Patent Attorney Russ Weinzimmer Explains the Patent Process
Russ Weinzimmer has been practicing patent law for over 30 years and his firm operates in all 50 states and internationally. He’s personally obtained hundreds of patents for clients during that time and he explained the process to us in a recent interview:
• Perform a patentability search
The first step in the process is that we do a patentability search. We want to know how close we can get to the invention by searching a comprehensive database of issued US patents and published US patent applications and foreign patent databases including patent documents from all major industrialized nations. We also search Google using what we learned from searching the patent databases.
• Create a detailed search report
After that, we provide a detailed search report that shows exactly where we searched, how we searched, what we found, what we did not find and provide copies of the most relevant references for the client’s review.
• Consult about findings / Create action plan
We provide an in-depth consultation about those search results, so the client can understand how broadly his or her invention can be protected in light of those search results. That’s because a patent can cover no more than what is not taught by the prior art. So what we end up doing is coming up with an understanding and a definition of the inventor’s invention that is as broad as possible, but no broader than the prior art that we found. One way to think of it is the prior art forms a fence around the invention and we will work to define the invention up to, but not including, the prior art fence around the invention.
If we find the invention exactly among the search results, we encourage the client to select invention features from various search results to create an improved invention, so that the improved invention is in fact different from all of the search results. There may be opportunities to improve the invention by adding, removing, and/or combining one or more features taught in the prior art found in the search. Then, if the client is excited by the possibilities of that improved invention, a patent application can be prepared and filed based on the improved invention.
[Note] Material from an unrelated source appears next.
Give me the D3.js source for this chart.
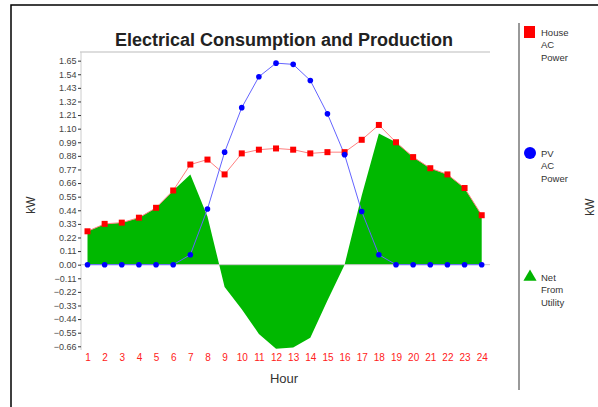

• Prepare patent application
After they give us that information, we draft a patent application which would include a detailed description, a background of the invention, a summary of the invention, an abstract of what is taught in the patent application, a field of the invention, a title of the invention and a brief description of any drawings.
• File the application / Pay the filing fee
Once that is drafted and approved by the client, then the filing papers are prepared, the government fee (approximately $500) is paid, and the papers are filed.
• Wait
The government, which in this case is the United States Patent and Trademark Office (USPTO), receives the patent application and provides a receipt. Then it will sit there for 18 to 24 months before it gets reviewed.
If someone else comes along with the same invention during that time, the law in this country is that the first true inventor to file a patent application is the one who owns the invention. So if someone else comes along and invents it after your patent issues and starts selling the invention, you can approach them and inform them that they need to take a license or they need to stop making and selling it if you don’t want to give them a license.